— Required work —
Write out, precisely and in full, each line of the material.
-- Start --
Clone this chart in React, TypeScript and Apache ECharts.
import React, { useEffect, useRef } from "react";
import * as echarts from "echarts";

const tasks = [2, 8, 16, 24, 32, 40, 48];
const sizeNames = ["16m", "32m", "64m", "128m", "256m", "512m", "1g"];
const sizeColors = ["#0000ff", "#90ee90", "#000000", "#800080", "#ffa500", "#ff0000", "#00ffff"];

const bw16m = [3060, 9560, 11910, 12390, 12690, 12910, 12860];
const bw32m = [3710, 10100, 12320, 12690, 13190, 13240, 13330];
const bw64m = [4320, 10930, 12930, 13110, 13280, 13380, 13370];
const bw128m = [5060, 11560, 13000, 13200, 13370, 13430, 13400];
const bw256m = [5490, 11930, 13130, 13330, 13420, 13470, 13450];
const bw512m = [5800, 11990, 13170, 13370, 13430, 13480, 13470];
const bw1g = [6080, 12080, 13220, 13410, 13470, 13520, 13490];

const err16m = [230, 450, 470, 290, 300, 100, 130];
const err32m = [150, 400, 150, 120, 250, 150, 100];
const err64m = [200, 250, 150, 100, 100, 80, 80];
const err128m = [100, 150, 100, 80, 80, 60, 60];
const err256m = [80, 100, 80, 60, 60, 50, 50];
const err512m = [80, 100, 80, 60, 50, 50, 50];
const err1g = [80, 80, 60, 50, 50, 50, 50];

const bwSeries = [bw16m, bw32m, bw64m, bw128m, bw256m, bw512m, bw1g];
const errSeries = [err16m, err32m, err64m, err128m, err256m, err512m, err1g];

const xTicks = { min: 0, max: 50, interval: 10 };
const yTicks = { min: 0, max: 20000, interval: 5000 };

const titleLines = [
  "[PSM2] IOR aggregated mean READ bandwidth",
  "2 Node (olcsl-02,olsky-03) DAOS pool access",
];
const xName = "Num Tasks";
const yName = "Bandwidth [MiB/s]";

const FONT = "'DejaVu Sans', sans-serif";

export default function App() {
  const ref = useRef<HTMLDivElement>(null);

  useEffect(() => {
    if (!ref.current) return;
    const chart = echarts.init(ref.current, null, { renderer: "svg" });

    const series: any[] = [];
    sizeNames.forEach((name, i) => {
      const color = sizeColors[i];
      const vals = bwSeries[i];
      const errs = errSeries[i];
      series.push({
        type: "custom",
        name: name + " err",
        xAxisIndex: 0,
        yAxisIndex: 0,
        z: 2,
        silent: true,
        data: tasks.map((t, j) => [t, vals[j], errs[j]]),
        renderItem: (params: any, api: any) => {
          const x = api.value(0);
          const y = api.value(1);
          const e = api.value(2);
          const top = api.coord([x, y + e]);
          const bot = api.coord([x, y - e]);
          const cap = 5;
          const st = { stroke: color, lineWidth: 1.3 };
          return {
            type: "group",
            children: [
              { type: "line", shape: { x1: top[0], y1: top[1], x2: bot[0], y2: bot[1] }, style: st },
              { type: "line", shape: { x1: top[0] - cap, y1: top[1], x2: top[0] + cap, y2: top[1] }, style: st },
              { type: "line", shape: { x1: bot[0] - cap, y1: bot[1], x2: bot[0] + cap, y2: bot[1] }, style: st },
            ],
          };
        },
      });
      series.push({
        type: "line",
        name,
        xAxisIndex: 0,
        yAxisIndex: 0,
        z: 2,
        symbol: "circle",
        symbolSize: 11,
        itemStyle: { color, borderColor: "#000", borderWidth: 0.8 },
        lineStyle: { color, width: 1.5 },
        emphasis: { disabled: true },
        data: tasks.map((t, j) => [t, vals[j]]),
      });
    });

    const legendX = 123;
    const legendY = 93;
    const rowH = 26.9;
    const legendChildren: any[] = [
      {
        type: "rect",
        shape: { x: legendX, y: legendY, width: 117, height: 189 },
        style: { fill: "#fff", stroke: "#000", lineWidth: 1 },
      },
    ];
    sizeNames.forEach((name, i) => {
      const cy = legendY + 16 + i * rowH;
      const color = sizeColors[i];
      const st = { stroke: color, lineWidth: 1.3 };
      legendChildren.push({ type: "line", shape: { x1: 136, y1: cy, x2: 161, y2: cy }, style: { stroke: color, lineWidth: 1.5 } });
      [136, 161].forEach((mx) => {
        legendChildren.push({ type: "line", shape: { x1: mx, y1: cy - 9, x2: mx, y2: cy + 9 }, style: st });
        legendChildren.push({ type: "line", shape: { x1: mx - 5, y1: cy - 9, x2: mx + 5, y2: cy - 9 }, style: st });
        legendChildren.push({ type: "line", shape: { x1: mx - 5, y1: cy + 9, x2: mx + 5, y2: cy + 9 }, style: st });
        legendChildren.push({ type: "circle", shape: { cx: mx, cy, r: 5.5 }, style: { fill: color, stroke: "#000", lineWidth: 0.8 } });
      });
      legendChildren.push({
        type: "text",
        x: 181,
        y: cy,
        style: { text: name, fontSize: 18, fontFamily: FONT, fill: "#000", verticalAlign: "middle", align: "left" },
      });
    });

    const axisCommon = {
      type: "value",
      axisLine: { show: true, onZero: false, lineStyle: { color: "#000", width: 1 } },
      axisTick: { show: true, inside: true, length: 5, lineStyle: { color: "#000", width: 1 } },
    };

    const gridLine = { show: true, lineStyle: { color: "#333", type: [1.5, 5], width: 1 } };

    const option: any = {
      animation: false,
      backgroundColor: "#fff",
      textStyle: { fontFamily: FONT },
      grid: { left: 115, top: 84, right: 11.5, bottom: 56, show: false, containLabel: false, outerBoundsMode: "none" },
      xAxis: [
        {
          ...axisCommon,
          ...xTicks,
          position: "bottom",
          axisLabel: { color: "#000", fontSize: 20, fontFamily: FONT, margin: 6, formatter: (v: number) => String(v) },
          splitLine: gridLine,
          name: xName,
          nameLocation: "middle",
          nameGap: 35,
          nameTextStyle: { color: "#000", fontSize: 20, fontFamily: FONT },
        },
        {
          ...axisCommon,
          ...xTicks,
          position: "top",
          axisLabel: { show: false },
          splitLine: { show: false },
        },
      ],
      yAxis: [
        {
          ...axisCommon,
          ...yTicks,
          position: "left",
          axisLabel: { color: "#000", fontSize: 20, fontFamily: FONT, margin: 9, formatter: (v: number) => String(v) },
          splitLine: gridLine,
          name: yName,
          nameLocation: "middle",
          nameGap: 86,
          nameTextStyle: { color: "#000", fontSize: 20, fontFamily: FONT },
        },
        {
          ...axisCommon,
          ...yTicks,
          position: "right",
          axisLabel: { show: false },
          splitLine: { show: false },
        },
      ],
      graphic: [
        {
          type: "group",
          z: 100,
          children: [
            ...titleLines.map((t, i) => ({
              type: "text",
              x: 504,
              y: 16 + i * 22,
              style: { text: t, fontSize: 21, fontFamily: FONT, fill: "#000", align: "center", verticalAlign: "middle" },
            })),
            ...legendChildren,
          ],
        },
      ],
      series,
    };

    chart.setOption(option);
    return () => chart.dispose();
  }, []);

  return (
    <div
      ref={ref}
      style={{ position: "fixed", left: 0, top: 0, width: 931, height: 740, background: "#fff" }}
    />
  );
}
-- End --
— Response —
Clone this chart in React, TypeScript and Apache ECharts.
import React, { useEffect, useRef } from "react";
import * as echarts from "echarts";

const tasks = [2, 8, 16, 24, 32, 40, 48];
const sizeNames = ["16m", "32m", "64m", "128m", "256m", "512m", "1g"];
const sizeColors = ["#0000ff", "#90ee90", "#000000", "#800080", "#ffa500", "#ff0000", "#00ffff"];

const bw16m = [3060, 9560, 11910, 12390, 12690, 12910, 12860];
const bw32m = [3710, 10100, 12320, 12690, 13190, 13240, 13330];
const bw64m = [4320, 10930, 12930, 13110, 13280, 13380, 13370];
const bw128m = [5060, 11560, 13000, 13200, 13370, 13430, 13400];
const bw256m = [5490, 11930, 13130, 13330, 13420, 13470, 13450];
const bw512m = [5800, 11990, 13170, 13370, 13430, 13480, 13470];
const bw1g = [6080, 12080, 13220, 13410, 13470, 13520, 13490];

const err16m = [230, 450, 470, 290, 300, 100, 130];
const err32m = [150, 400, 150, 120, 250, 150, 100];
const err64m = [200, 250, 150, 100, 100, 80, 80];
const err128m = [100, 150, 100, 80, 80, 60, 60];
const err256m = [80, 100, 80, 60, 60, 50, 50];
const err512m = [80, 100, 80, 60, 50, 50, 50];
const err1g = [80, 80, 60, 50, 50, 50, 50];

const bwSeries = [bw16m, bw32m, bw64m, bw128m, bw256m, bw512m, bw1g];
const errSeries = [err16m, err32m, err64m, err128m, err256m, err512m, err1g];

const xTicks = { min: 0, max: 50, interval: 10 };
const yTicks = { min: 0, max: 20000, interval: 5000 };

const titleLines = [
  "[PSM2] IOR aggregated mean READ bandwidth",
  "2 Node (olcsl-02,olsky-03) DAOS pool access",
];
const xName = "Num Tasks";
const yName = "Bandwidth [MiB/s]";

const FONT = "'DejaVu Sans', sans-serif";

export default function App() {
  const ref = useRef<HTMLDivElement>(null);

  useEffect(() => {
    if (!ref.current) return;
    const chart = echarts.init(ref.current, null, { renderer: "svg" });

    const series: any[] = [];
    sizeNames.forEach((name, i) => {
      const color = sizeColors[i];
      const vals = bwSeries[i];
      const errs = errSeries[i];
      series.push({
        type: "custom",
        name: name + " err",
        xAxisIndex: 0,
        yAxisIndex: 0,
        z: 2,
        silent: true,
        data: tasks.map((t, j) => [t, vals[j], errs[j]]),
        renderItem: (params: any, api: any) => {
          const x = api.value(0);
          const y = api.value(1);
          const e = api.value(2);
          const top = api.coord([x, y + e]);
          const bot = api.coord([x, y - e]);
          const cap = 5;
          const st = { stroke: color, lineWidth: 1.3 };
          return {
            type: "group",
            children: [
              { type: "line", shape: { x1: top[0], y1: top[1], x2: bot[0], y2: bot[1] }, style: st },
              { type: "line", shape: { x1: top[0] - cap, y1: top[1], x2: top[0] + cap, y2: top[1] }, style: st },
              { type: "line", shape: { x1: bot[0] - cap, y1: bot[1], x2: bot[0] + cap, y2: bot[1] }, style: st },
            ],
          };
        },
      });
      series.push({
        type: "line",
        name,
        xAxisIndex: 0,
        yAxisIndex: 0,
        z: 2,
        symbol: "circle",
        symbolSize: 11,
        itemStyle: { color, borderColor: "#000", borderWidth: 0.8 },
        lineStyle: { color, width: 1.5 },
        emphasis: { disabled: true },
        data: tasks.map((t, j) => [t, vals[j]]),
      });
    });

    const legendX = 123;
    const legendY = 93;
    const rowH = 26.9;
    const legendChildren: any[] = [
      {
        type: "rect",
        shape: { x: legendX, y: legendY, width: 117, height: 189 },
        style: { fill: "#fff", stroke: "#000", lineWidth: 1 },
      },
    ];
    sizeNames.forEach((name, i) => {
      const cy = legendY + 16 + i * rowH;
      const color = sizeColors[i];
      const st = { stroke: color, lineWidth: 1.3 };
      legendChildren.push({ type: "line", shape: { x1: 136, y1: cy, x2: 161, y2: cy }, style: { stroke: color, lineWidth: 1.5 } });
      [136, 161].forEach((mx) => {
        legendChildren.push({ type: "line", shape: { x1: mx, y1: cy - 9, x2: mx, y2: cy + 9 }, style: st });
        legendChildren.push({ type: "line", shape: { x1: mx - 5, y1: cy - 9, x2: mx + 5, y2: cy - 9 }, style: st });
        legendChildren.push({ type: "line", shape: { x1: mx - 5, y1: cy + 9, x2: mx + 5, y2: cy + 9 }, style: st });
        legendChildren.push({ type: "circle", shape: { cx: mx, cy, r: 5.5 }, style: { fill: color, stroke: "#000", lineWidth: 0.8 } });
      });
      legendChildren.push({
        type: "text",
        x: 181,
        y: cy,
        style: { text: name, fontSize: 18, fontFamily: FONT, fill: "#000", verticalAlign: "middle", align: "left" },
      });
    });

    const axisCommon = {
      type: "value",
      axisLine: { show: true, onZero: false, lineStyle: { color: "#000", width: 1 } },
      axisTick: { show: true, inside: true, length: 5, lineStyle: { color: "#000", width: 1 } },
    };

    const gridLine = { show: true, lineStyle: { color: "#333", type: [1.5, 5], width: 1 } };

    const option: any = {
      animation: false,
      backgroundColor: "#fff",
      textStyle: { fontFamily: FONT },
      grid: { left: 115, top: 84, right: 11.5, bottom: 56, show: false, containLabel: false, outerBoundsMode: "none" },
      xAxis: [
        {
          ...axisCommon,
          ...xTicks,
          position: "bottom",
          axisLabel: { color: "#000", fontSize: 20, fontFamily: FONT, margin: 6, formatter: (v: number) => String(v) },
          splitLine: gridLine,
          name: xName,
          nameLocation: "middle",
          nameGap: 35,
          nameTextStyle: { color: "#000", fontSize: 20, fontFamily: FONT },
        },
        {
          ...axisCommon,
          ...xTicks,
          position: "top",
          axisLabel: { show: false },
          splitLine: { show: false },
        },
      ],
      yAxis: [
        {
          ...axisCommon,
          ...yTicks,
          position: "left",
          axisLabel: { color: "#000", fontSize: 20, fontFamily: FONT, margin: 9, formatter: (v: number) => String(v) },
          splitLine: gridLine,
          name: yName,
          nameLocation: "middle",
          nameGap: 86,
          nameTextStyle: { color: "#000", fontSize: 20, fontFamily: FONT },
        },
        {
          ...axisCommon,
          ...yTicks,
          position: "right",
          axisLabel: { show: false },
          splitLine: { show: false },
        },
      ],
      graphic: [
        {
          type: "group",
          z: 100,
          children: [
            ...titleLines.map((t, i) => ({
              type: "text",
              x: 504,
              y: 16 + i * 22,
              style: { text: t, fontSize: 21, fontFamily: FONT, fill: "#000", align: "center", verticalAlign: "middle" },
            })),
            ...legendChildren,
          ],
        },
      ],
      series,
    };

    chart.setOption(option);
    return () => chart.dispose();
  }, []);

  return (
    <div
      ref={ref}
      style={{ position: "fixed", left: 0, top: 0, width: 931, height: 740, background: "#fff" }}
    />
  );
}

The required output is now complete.